* Exercise task
Quote, please, the line with "Clone this chart in matplotlib.", the line with "step_days = 3", and every line between them, exactly and with nothing else.

* Dataset records
»»

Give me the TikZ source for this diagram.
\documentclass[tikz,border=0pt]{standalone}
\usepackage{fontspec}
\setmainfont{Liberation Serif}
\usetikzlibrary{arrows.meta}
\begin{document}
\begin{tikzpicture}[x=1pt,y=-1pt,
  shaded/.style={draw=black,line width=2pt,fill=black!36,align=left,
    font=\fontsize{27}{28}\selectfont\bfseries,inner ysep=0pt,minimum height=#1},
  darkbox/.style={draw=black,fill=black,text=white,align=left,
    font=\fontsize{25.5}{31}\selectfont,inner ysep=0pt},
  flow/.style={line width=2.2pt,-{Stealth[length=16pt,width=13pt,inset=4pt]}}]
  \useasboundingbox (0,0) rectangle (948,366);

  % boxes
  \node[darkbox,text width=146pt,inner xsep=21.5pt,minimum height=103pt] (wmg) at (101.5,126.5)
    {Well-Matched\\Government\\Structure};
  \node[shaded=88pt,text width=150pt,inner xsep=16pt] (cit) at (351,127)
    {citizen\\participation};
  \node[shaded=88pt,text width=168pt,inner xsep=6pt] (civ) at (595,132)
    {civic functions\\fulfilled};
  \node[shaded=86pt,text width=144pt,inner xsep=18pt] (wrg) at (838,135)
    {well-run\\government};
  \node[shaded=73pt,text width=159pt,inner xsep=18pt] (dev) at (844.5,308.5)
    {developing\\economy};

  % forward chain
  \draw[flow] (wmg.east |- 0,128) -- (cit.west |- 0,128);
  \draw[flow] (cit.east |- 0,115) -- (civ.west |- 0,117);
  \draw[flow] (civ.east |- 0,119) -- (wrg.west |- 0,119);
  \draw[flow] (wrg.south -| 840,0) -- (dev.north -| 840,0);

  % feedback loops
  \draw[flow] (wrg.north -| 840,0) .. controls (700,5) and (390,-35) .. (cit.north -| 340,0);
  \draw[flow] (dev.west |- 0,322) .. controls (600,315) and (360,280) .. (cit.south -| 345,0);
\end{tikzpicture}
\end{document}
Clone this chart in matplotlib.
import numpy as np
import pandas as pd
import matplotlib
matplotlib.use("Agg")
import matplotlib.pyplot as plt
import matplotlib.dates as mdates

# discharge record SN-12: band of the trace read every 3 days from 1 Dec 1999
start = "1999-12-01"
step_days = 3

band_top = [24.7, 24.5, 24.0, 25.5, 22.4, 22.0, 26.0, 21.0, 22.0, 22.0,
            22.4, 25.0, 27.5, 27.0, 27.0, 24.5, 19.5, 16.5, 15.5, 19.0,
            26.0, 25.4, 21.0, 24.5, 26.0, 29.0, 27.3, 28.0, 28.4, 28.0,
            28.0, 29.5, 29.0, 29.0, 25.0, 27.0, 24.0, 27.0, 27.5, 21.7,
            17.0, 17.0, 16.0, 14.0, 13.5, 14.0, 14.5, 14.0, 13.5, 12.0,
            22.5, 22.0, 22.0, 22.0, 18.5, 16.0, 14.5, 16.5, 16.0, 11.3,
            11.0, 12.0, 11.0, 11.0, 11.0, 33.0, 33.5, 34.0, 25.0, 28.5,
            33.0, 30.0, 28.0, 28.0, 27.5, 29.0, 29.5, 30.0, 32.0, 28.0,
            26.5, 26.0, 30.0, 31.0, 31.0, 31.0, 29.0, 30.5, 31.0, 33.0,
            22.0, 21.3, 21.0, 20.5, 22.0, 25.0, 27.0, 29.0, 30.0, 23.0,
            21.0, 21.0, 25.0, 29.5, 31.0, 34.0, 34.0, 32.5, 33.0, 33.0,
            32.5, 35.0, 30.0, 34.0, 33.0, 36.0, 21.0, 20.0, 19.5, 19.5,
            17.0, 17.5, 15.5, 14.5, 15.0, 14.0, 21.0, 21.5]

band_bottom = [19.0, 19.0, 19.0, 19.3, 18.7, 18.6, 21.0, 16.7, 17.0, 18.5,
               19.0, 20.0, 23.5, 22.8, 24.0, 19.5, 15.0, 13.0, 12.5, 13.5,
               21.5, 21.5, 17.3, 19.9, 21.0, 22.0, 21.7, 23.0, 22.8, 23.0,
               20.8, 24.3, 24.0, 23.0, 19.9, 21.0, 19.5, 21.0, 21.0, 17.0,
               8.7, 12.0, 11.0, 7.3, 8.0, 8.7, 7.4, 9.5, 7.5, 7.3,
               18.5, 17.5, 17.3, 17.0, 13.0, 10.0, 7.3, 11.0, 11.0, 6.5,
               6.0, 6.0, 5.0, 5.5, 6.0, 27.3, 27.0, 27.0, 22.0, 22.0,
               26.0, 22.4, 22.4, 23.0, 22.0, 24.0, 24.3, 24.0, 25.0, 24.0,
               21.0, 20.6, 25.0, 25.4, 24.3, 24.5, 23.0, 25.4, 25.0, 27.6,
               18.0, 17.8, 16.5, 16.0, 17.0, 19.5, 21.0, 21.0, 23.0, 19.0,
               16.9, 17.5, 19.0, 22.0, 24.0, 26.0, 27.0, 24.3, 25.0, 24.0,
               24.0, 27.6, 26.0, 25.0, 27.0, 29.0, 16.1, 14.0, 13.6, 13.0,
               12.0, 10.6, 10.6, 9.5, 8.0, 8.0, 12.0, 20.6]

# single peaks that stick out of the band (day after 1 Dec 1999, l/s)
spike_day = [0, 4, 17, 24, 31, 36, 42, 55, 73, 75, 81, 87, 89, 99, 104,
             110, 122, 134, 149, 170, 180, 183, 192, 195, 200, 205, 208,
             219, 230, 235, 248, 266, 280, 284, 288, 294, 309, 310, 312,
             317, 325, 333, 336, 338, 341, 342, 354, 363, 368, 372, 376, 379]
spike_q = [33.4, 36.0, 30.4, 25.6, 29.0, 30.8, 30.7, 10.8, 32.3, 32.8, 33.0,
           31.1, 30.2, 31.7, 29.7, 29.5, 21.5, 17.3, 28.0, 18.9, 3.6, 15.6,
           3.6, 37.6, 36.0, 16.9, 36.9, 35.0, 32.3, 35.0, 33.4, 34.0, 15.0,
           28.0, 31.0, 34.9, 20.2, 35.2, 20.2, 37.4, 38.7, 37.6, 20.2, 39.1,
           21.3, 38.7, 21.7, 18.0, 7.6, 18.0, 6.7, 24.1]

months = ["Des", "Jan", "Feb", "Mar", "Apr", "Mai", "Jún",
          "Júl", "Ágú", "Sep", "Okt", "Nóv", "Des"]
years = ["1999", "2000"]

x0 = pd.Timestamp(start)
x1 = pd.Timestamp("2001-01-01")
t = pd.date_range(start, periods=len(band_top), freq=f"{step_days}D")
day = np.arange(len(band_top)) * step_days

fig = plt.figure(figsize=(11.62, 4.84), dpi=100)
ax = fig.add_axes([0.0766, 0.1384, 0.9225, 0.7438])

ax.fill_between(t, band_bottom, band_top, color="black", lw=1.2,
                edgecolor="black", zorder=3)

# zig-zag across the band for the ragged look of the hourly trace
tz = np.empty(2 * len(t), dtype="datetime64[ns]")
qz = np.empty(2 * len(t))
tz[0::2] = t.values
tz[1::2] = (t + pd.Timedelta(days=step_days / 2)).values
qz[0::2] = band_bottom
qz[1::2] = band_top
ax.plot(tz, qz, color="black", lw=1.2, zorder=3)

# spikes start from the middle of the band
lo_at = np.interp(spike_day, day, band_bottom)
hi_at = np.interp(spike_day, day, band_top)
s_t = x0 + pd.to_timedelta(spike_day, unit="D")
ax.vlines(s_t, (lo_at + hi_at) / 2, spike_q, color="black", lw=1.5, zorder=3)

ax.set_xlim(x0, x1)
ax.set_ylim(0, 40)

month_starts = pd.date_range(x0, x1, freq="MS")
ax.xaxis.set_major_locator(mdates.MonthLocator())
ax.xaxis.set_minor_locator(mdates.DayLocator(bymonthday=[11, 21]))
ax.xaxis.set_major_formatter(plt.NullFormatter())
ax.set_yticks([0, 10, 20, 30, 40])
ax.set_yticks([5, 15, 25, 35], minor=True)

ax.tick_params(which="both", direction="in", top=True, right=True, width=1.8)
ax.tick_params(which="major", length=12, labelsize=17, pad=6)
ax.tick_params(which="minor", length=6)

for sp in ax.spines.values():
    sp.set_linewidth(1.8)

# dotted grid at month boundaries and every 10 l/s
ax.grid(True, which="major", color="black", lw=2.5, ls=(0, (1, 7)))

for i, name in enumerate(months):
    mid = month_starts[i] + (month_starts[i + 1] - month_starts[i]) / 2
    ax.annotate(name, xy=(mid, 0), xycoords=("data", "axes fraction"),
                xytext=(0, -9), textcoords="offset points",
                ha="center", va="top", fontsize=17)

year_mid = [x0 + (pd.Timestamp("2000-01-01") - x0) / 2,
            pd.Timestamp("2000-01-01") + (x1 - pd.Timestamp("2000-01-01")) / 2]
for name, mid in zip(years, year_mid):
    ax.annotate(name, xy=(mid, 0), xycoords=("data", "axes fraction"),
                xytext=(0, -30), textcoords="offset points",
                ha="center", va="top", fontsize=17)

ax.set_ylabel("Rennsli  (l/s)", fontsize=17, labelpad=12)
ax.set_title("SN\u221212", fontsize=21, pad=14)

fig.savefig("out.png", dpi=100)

««

* Output
Clone this chart in matplotlib.
import numpy as np
import pandas as pd
import matplotlib
matplotlib.use("Agg")
import matplotlib.pyplot as plt
import matplotlib.dates as mdates

# discharge record SN-12: band of the trace read every 3 days from 1 Dec 1999
start = "1999-12-01"
step_days = 3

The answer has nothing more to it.